Hi all,
I need to find out the percentage of identity between every pair of orthologous genes in 4 different (but closely related) bacteria.
The dataset I have is the nucleotide sequences of each gene (I mean, ORFs) in the genomes and the information on which gene is orthologous to which (based on OrthoMCL result). There are ~1500 orthologous groups, so at the end I hope to have ~1500 tables which show percentage of identity among the genes in each group. Well, even better is to have ~1500 identity percentage ranges since these are what I'm really after.
Is there a software to do this? (Sorry but I haven't searched for it myself since I don't even know what to search for.)
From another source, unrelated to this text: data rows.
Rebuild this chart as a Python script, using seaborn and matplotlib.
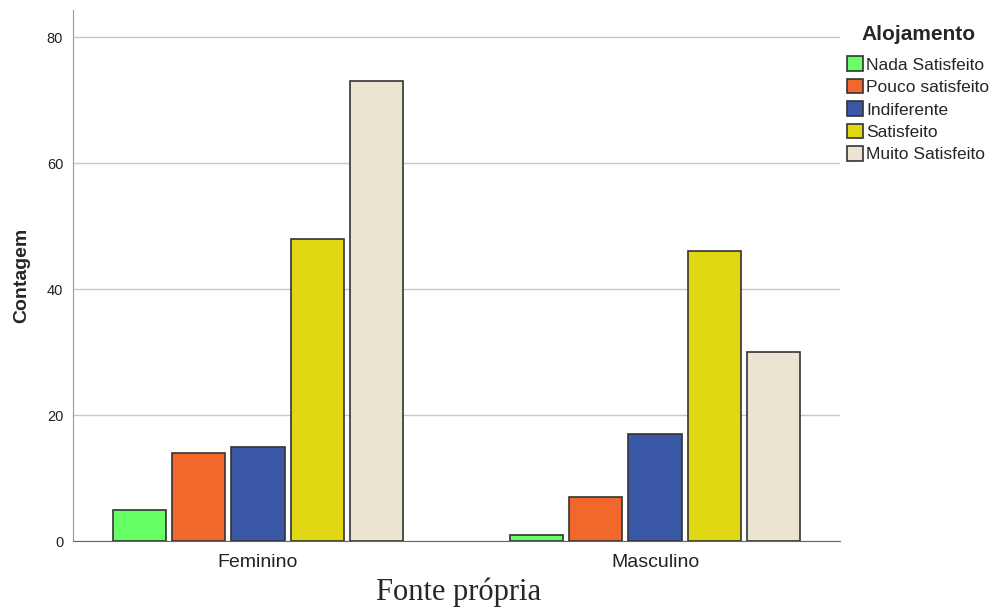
import pandas as pd
import matplotlib.pyplot as plt
import seaborn as sns

generos = ["Feminino", "Masculino"]
niveis = ["Nada Satisfeito", "Pouco satisfeito", "Indiferente", "Satisfeito", "Muito Satisfeito"]
feminino = [5, 14, 15, 48, 73]
masculino = [1, 7, 17, 46, 30]
cores = ["#66FF66", "#F2672B", "#3B58A6", "#E1D712", "#EAE4D0"]

df = pd.DataFrame({
    "Sexo": [g for g in generos for _ in niveis],
    "Alojamento": niveis * 2,
    "Contagem": feminino + masculino,
})

sns.set_style("white")
plt.rcParams["font.family"] = ["Liberation Sans", "DejaVu Sans"]

fig = plt.figure(figsize=(9.9, 6.07), dpi=100)
ax = fig.add_axes([0.0737, 0.1087, 0.7748, 0.8748])

sns.barplot(data=df, x="Sexo", y="Contagem", hue="Alojamento", order=generos,
            hue_order=niveis, palette=cores, width=0.745, gap=0.1,
            edgecolor="#333333", linewidth=1.2, saturation=1, ax=ax, zorder=3)

ax.set_ylim(0, 84.3)
ax.set_xlim(-0.466, 1.466)
ax.set_yticks([0, 20, 40, 60, 80])
ax.yaxis.grid(True, color="#C8C8C8", linewidth=1, zorder=0)
ax.tick_params(axis="y", labelsize=10.5, length=0, pad=7, colors="#222222")
ax.tick_params(axis="x", labelsize=14, length=0, pad=9, colors="#222222")
ax.set_xlabel("")
ax.set_ylabel("Contagem", fontsize=14, fontweight="bold", labelpad=12)
for s in ["top", "right"]:
    ax.spines[s].set_visible(False)
ax.spines["left"].set_color("#999999")
ax.spines["bottom"].set_color("#666666")

leg = ax.legend(title="Alojamento", loc="upper left", bbox_to_anchor=(1.0, 0.985),
                frameon=False, fontsize=12.5, handlelength=0.9, handleheight=0.9,
                handletextpad=0.2, labelspacing=0.36, borderaxespad=0)
leg.get_title().set_fontweight("bold")
leg.get_title().set_fontsize(15)
leg._legend_box.sep = 9

fig.text(0.463, 0.012, "Fonte própria", ha="center", va="baseline", fontsize=22,
         family=["Liberation Serif", "DejaVu Serif"])

fig.savefig("out.png", dpi=100)
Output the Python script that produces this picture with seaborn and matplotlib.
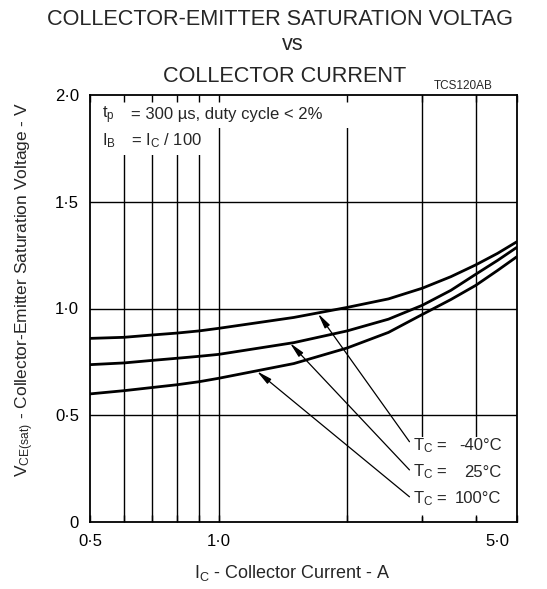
import numpy as np
import pandas as pd
import matplotlib
matplotlib.use("Agg")
import matplotlib.pyplot as plt
import matplotlib.transforms as mtransforms
from matplotlib.patches import Rectangle
from matplotlib.ticker import FixedLocator, NullLocator
import seaborn as sns

# Collector current (A) at which each curve is sampled
current_a = [0.5, 0.6, 0.7, 0.8, 0.9, 1.0, 1.5, 2.0, 2.5, 3.0, 3.5, 4.0, 4.5, 5.0]
# V_CE(sat) (V) for each case temperature
vce_m40 = [0.860, 0.865, 0.876, 0.885, 0.895, 0.907, 0.958, 1.005, 1.045, 1.095, 1.149, 1.204, 1.258, 1.313]
vce_25 = [0.737, 0.745, 0.757, 0.767, 0.776, 0.785, 0.840, 0.895, 0.950, 1.015, 1.085, 1.160, 1.225, 1.287]
vce_100 = [0.600, 0.615, 0.630, 0.643, 0.657, 0.673, 0.742, 0.815, 0.888, 0.972, 1.042, 1.108, 1.178, 1.243]
temps = ["-40", "25", "100"]

x_grid = [0.5, 0.6, 0.7, 0.8, 0.9, 1.0, 2.0, 3.0, 4.0, 5.0]
x_labels = ["0·5", "", "", "", "", "1·0", "", "", "", "5·0"]
y_grid = [0.0, 0.5, 1.0, 1.5, 2.0]
y_labels = ["0", "0·5", "1·0", "1·5", "2·0"]

df = pd.DataFrame({
    "current": current_a * 3,
    "vce": vce_m40 + vce_25 + vce_100,
    "temp": [t for t in temps for _ in current_a],
})

sns.set_theme(style="white")
plt.rcParams["font.family"] = ["Liberation Sans", "DejaVu Sans"]
plt.rcParams["mathtext.default"] = "regular"

W, H = 547, 589
fig = plt.figure(figsize=(W / 100, H / 100), dpi=100)
ax = fig.add_axes([90 / W, 1 - 522 / H, 427 / W, 427 / H])
ax.set_xscale("log")
ax.set_xlim(0.5, 5.0)
ax.set_ylim(0, 2.0)

# grid
for xv in x_grid[1:-1]:
    ax.axvline(xv, color="black", lw=1.0, zorder=0.8)
for yv in y_grid[1:-1]:
    ax.axhline(yv, color="black", lw=1.0, zorder=0.8)

# white panels behind the note texts
ax.add_patch(Rectangle((0.5, 1.845), 2.06 - 0.5, 0.16, facecolor="white",
                       edgecolor="none", zorder=0.9))
ax.add_patch(Rectangle((0.5, 1.72), 0.96 - 0.5, 0.13, facecolor="white",
                       edgecolor="none", zorder=0.9))
ax.add_patch(Rectangle((2.75, 0.022), 4.9 - 2.75, 0.40 - 0.022, facecolor="white",
                       edgecolor="none", zorder=0.9))

sns.lineplot(data=df, x="current", y="vce", hue="temp", palette=["black"] * 3,
             linewidth=2.0, legend=False, ax=ax, zorder=2)

ax.set_axisbelow(False)
ax.xaxis.set_major_locator(FixedLocator(x_grid))
ax.xaxis.set_minor_locator(NullLocator())
ax.set_xticklabels(x_labels)
ax.set_yticks(y_grid)
ax.set_yticklabels(y_labels)
ax.tick_params(axis="x", which="major", direction="in", length=5, width=1.0,
               top=True, bottom=True, color="black", pad=9, labelsize=12,
               labelcolor="black")
ax.tick_params(axis="y", length=0, pad=8, labelsize=12, labelcolor="black")
ax.set_xlabel("")
ax.set_ylabel("")
for s in ax.spines.values():
    s.set_color("black")
    s.set_linewidth(1.3)
    s.set_visible(True)

# shift the end label inward
last = ax.get_xticklabels()[-1]
last.set_transform(last.get_transform() + mtransforms.ScaledTranslation(-0.2, 0, fig.dpi_scale_trans))

def ftext(x, y, s, **kw):
    fig.text(x / W, 1 - y / H, s, **kw)

# titles
ftext(280, 25, "COLLECTOR-EMITTER SATURATION VOLTAG", ha="center", va="baseline", fontsize=15.6)
ftext(293, 50, "vs", ha="center", va="baseline", fontsize=15.6)
ftext(285, 81.5, "COLLECTOR CURRENT", ha="center", va="baseline", fontsize=15.6)
ftext(493, 89, "TCS120AB", ha="right", va="baseline", fontsize=8.5)

# axis labels
ftext(292, 578, "I$_C$ - Collector Current - A", ha="center", va="baseline", fontsize=13)
ftext(25, 290, "V$_{CE(sat)}$ - Collector-Emitter Saturation Voltage - V",
      ha="center", va="center", rotation=90, fontsize=12.5)

# test conditions
ftext(102, 118.5, "t$_p$", ha="left", va="baseline", fontsize=12)
ftext(131, 118.5, "= 300 µs, duty cycle < 2%", ha="left", va="baseline", fontsize=12)
ftext(102, 145, "I$_B$", ha="left", va="baseline", fontsize=12)
ftext(131, 145, "= I$_C$ / 100", ha="left", va="baseline", fontsize=12)

# curve labels with leader arrows
label_x, value_x = 2.85, 4.6
label_y = [0.337, 0.212, 0.087]
tail_y = [0.376, 0.244, 0.118]
tips = [(1.71, 0.976), (1.47, 0.838), (1.23, 0.706)]
values = ["-40°C", "25°C", "100°C"]
for ly, ty, tip, val in zip(label_y, tail_y, tips, values):
    ax.text(label_x, ly, "T$_C$ =", ha="left", va="baseline", fontsize=12, zorder=3)
    ax.text(value_x, ly, val, ha="right", va="baseline", fontsize=12, zorder=3)
    ax.annotate("", xy=tip, xytext=(2.80, ty),
                arrowprops=dict(arrowstyle="-|>,head_length=0.9,head_width=0.18",
                                color="black", lw=0.9, shrinkA=0, shrinkB=0,
                                mutation_scale=10), zorder=3)

fig.savefig("out.png", dpi=100, facecolor="white")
If such software doesn't exist, I'm thinking to build one myself since I'm learning Python. Any suggestion for that? I'm thinking to use global alignment algorithm like Needleman–Wunsch's, and preferably using Windows (since this is the only available option for me; but please don't hesitate to answer if you have a Linux solution).
Thank you.
(Edited to explain OS choice)
It is hard for me to imagine that Windows is the only available option since Linux is free. Since you seem to want to do some more bioinformatics work in the future, I will restate what has already been said elsewhere: Learn Linux, Python, and Bash thoroughly. This is simply essential. It is a long process, but everything you learn along the way is directly usable and useful. START NOW! ;)